避難する際には意外にもペットのお腹の薬が必要だと小野さんは指摘します。
「避難所はワンちゃんにもすごくストレスになるので、普通とは状況が同じではないです。ペットがストレスでお腹を崩す場合がよくあります。」
また、ペットの情報を記載したインフォメーションカードも、万が一飼い主とはぐれてしまった時や、他の人が世話をする必要が出た際に役に立つということです。
フードと水の備蓄 実際に計算してみると…
「ペットフード(7日分)」「飲み水(7日分)」という部分も、実際に計算してみると、かなりの量になることがわかります。
小野さんは自身の飼っているペットを例に挙げて説明しました。
「25kgのスタンダードプードルと40kgのバーニーズ・マウンテン・ドッグの7日分のフードと水を計算してみると、フードが5.2kgと飲み水は22.8Lとなり、どうやっても犬と一緒に持っていけない量になってしまいます」
避難時には実際に持っていける量をひとまずバッグに詰めておき、落ち着いてから取りに来るのが現実的だということです。
また、能登半島地震では、避難所にいたとしてもペットグッズは支援物資として届かなかったことから「一般的に言われているのが1ヶ月の目安に常に置いておきましょう」と語ります。
インフォメーションカードの重要性
また、被災時に役立つのが「インフォメーションカード」だということです。
「避難所に行った時に、ペットの情報が思い出せないことなどもいっぱいあるので、平常時に記入しておいて、いつでも出せるっていう状態にしておくことがすごくいい」と小野さんは説明します。
インフォメーションカードには、以下のような情報を記入します。
「ペットの名前」「年齢」「性別」「品種」「体重」「マイクロチップ番号」
「鑑札番号」「特徴(外見や性格)」「アレルギー情報」「飼い主の連絡先」
また、インフォメーションカードの裏面には、飼い主とペットが一緒に写っている全身写真を貼ることもおすすめだといいます。
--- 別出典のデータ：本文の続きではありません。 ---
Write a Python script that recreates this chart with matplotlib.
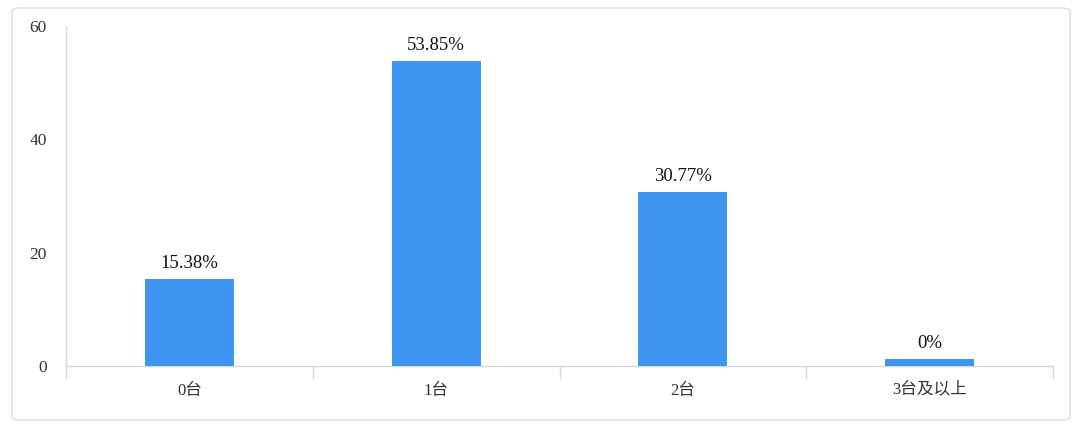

迷子の時にオーナーさんとペットを結びつける情報になるということです。
避難所では普段のトレーニングが鍵
避難所では多くの人とペットが狭い空間で過ごすことになります。
小野さんの調べによりますと、世田谷区の避難所ではクレート(ケージ)に入れないペットは基本的には受け入れてもらえないとのことです。
つまり、クレート(ケージ)にペットが慣れていないと、避難所での生活そのものが困難になる可能性があるのです。
災害時に備え、日頃からクレートトレーニングを行い、ペットにクレート(ケージ)を「安全な場所」と認識させることが重要です。
クレートトレーニングとして小野さんが愛犬と行った訓練では、「最初は扉を開けたままにして、中でおやつをあげたり、食事をさせたりします。徐々に閉める時間を延ばしていきます」と、段階的にトレーニングをすることで慣れていったということです。
また、避難所に慣れておくために避難所の近くを散歩コースに入れることや、散乱している瓦礫からペットの足を守るため靴を履かせる練習を行うことも有効だということです。
さらに、避難所以外の選択肢として、親戚やペットホテルなど他人に預けることに慣らすこともおすすめだということです。
ペット防災、今日からできることから始めよう
ご家庭に防災グッズを準備されているご家庭も多いかと思いますが、ペットのための準備まで行っている人は少ないのではないでしょうか。
イベント終了後、「災害時にペットと避難することについて一度、想像してほしい。」と小野さんは語りました。
被災時に大切なペットをどのように守るか…。
いざというときに向けて考えておくことが、大切になります。
東日本大震災から14年となる今年、改めて災害について一度考えてみてはいかがでしょうか。